Credit Cards Offer Discounts and Other Perks

One of the best reasons to use a credit card to make a purchase is that you may be able to score a discount. The amount of the discount depends on where you are using the card. For instance, you may be able to get 5 percent off at your favorite online retailer or 1 percent off of your next grocery purchase. It may also be possible to get airline points that can be redeemed for free tickets or upgrades once you get on the plane.

Credit Cards Can Help You Increase Your Credit Score

Paying down your credit card debt balance each month can help you increase your credit score. This is true whether your score is below average or is close to 800 already. Your score is likely to increase because it is calculated based on making timely payments and based on your credit utilization rate. Ideally, you will keep your utilization rate below 30 percent of your total available credit and below 30 percent on each card that you have.

Credit Cards May Be Difficult to Repay

While paying down your credit card balance each month improves your credit score, failing to do so can result in significant interest charges. Depending on how much you owe, interest charges alone could result in hundreds of dollars being sent to your lender without paying down your principal balance.
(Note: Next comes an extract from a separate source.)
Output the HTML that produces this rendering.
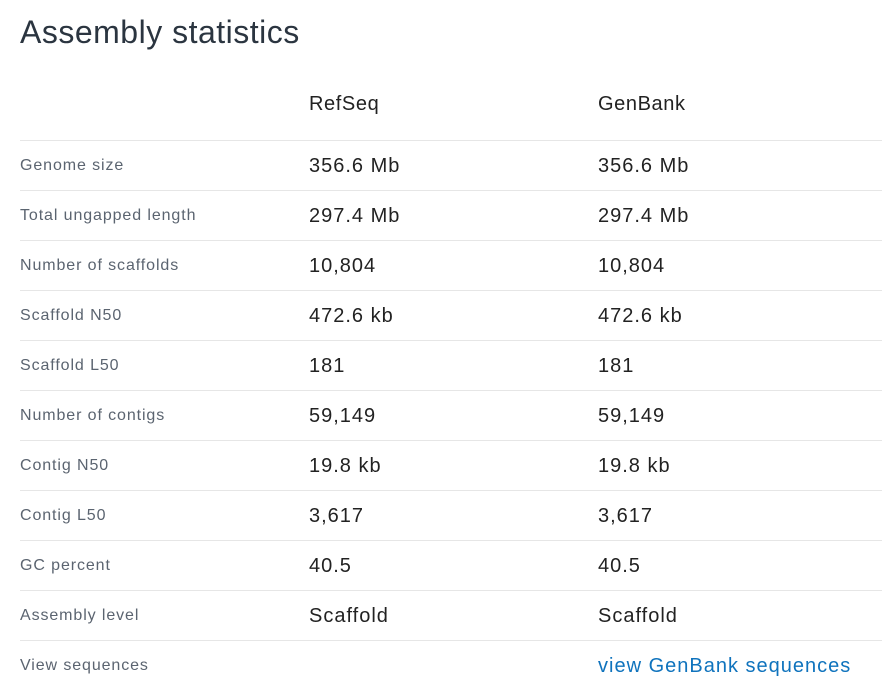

If you allow your principal balance to keep ballooning, it may be necessary to file for bankruptcy or pursue a debt settlement to pay it off.

Bankruptcy Can Hurt Your Credit

If you file for bankruptcy, your credit score could drop by 100 points or more. This could make it difficult to get credit in the future, find a job or get the best rates on insurance products. It could also make it harder to get a mortgage for several years after filing for bankruptcy.

You’re Spending Money That You Don’t Have

Using a credit card is essentially using money that you don’t have to make a purchase. This can be detrimental for a variety of reasons. First, because you have to pay interest, it increases the actual cost of any purchases made. Second, it gets you into the habit of spending above your means, which can be difficult to break.

Finally, if you do have to file for bankruptcy because of too much credit card debt, it will likely mean paying higher interest rates or other fees when applying for credit in the future. If you do choose to refinance a mortgage or take out a personal loan to refinance the debt, it could put assets at risk if you choose to secure the loan.

It is critical that you understand how to manage your finances as it can have a profound impact on the rest of your life. When you owe money to lenders, it can make it harder to leave a job, get medical care or even sleep at night. If you are struggling to keep your debt to a minimum, it may be a good idea to speak with a credit counselor or another financial professional for guidance.